Tuesday, January 19, 2010

the healing power of the sweat

to keep the homefires burning and the wolves at the door, i write a lot of articles that are a bit meh (don't tell my editors!). but, every once in a while, i get to sink my literary teeth into one that reminds me why i became a journalist.

i've got an article in the current edition of halifax magazine that fits into that category - and it has a superb picture from my old daily news colleague mike dembeck to go with it. the story started last summer, with my road warrior article on my experience at a mi'kmaq sweat lodge.

the halifax article picks up the story with the deep healing coming out of the Mi'kmaq Friendship Centre in Halifax.

here's an excerpt: (read the whole thing here.)

A Spark of Hope

He woke up viciously sick, sprawled across a hotel bed in Toronto. He had just scraped himself off Skid Row and found enough money to drink himself into oblivion. AWOL from the army, skinny, hungry and dirty, he fell crying to his knees and prayed for help.

Someone knocked on the door. He opened it.

“You ready to go to the bootleggers?” the stranger asked. The two had apparently made plans.

“I had $28 in my pocket and to an alcoholic, that’s a lot of money. It’ll fix you up,” says the Mi’kmaq elder of that morning in 1976. In keeping with his commitment to humility, he asked not to have his name printed in this story.

To his surprise, he said no to the stranger and instead started a long walk to the detox centre and the even longer walk to sobriety.
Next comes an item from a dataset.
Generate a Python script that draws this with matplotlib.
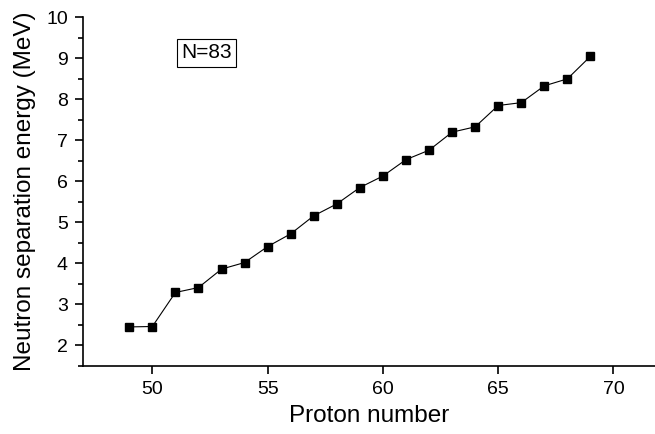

“I drank for nine years and I didn’t know I was an alcoholic. That’s the weird part,” the elder says. “I had no idea.”

He was 23 years old then and spent six months in a rehab centre for native people. “It saved my life,” he says. “I realized, ‘Holy fuck, I’m an alcoholic! When I first came out of it, I didn’t know how old I was, I didn’t know if I was married, I didn’t know where I was from.”

While he rediscovered himself, he had to retrain his booze-addled brain to read and write again and to muster the guts to face life without the “false courage” of the bottle. “You get better physically first, then mentally and the last part is the praying,” he says. “You should work on the praying—that’s what saved me.”